Blocks are responsible for easing building computational graph. Given two-phase procedure that first builds computational graph, then executes that graph, each object (including but not limiting to blocks) who actually needs to do computation has its own computational components, a graph and a session. If no higher level one is given, the block will create a suite of its own; otherwise, it will use what it is given.

Graph

A model’s construction is separated from its execution environment.

To use most classes, its setup method should be called before anything else. This is tied with Tensorflow’s two-stage execution mechanism: first build the computational graph in python, then run the graph in the back end. The setup of most classes build and do necessary initialization for the first stage of the computation. The caller is responsible for passing in the right data for setup.

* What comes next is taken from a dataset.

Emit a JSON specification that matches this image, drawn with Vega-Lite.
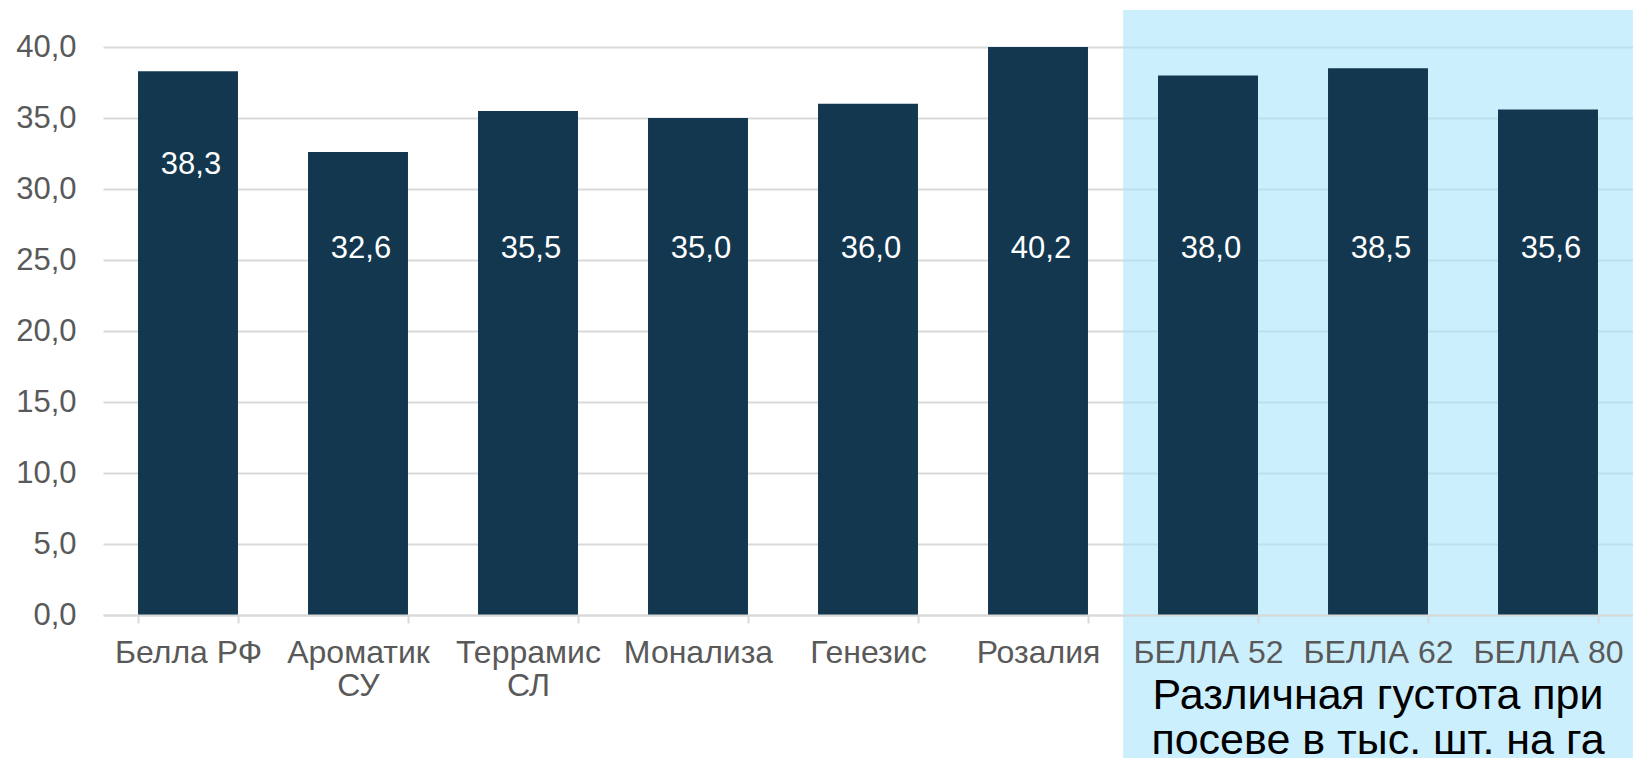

setup should be called under a tf.Graph() umbrella, which is in the simplest case is a context manager that open a default graph:

TODO: build the umbrella within.

with self.graph.as_default():
    # Graph building codes here

That is to say if you are going to use certain class standalone, a graph context manager is needed.

Each System takes a graph argument on construction. If no one is given, it will create one internally. So no explicit graph umbrella is needed.

Session

TODO: abstract this within

A graph hold all created blocks. To actually run the computational graph, all computational methods has an sess argument to take an opened tf.Session() to run within, thus any upper level execution environment could be passed down. The upper level code is responsible to set up a session. In such a way, computational graph construction does not need to take care of execution. However, for certain class, such as a Survivor, if an upper level session does not exist, a default one will be created for the execution for convenience.

This allows a model to be deployed on various execution environment.

Design Principles

Compactness

The design principle is to make the number of concepts exist at the same time as small as possible.

LEGO Blocks

The coding process is to assembly various smaller blocks to form necessary functional larger blocks.

The top level concept is a survivor. It models how an agent explore the world by learning in order to survive, though the world has not been modeled yet. Up to now, it could be certain virtual reality world that simulate the physical world to provide environment to the survivor.

A Survivor assemblies together a Sensor, a Brain and a KongFu. A Sensor assemblies together Jokers and data Sources. A Brain assemblies together a number of ProcessingLayer to form a neural networking.

Distributed Composition

Every sub-block of a large block should be self-contained. A large block only needs minimum amount of information from a sub block. They communicate through I/O interfaces. So the hierarchical composition scale up in a distributed way and could goes arbitrary deep with manageable complexity.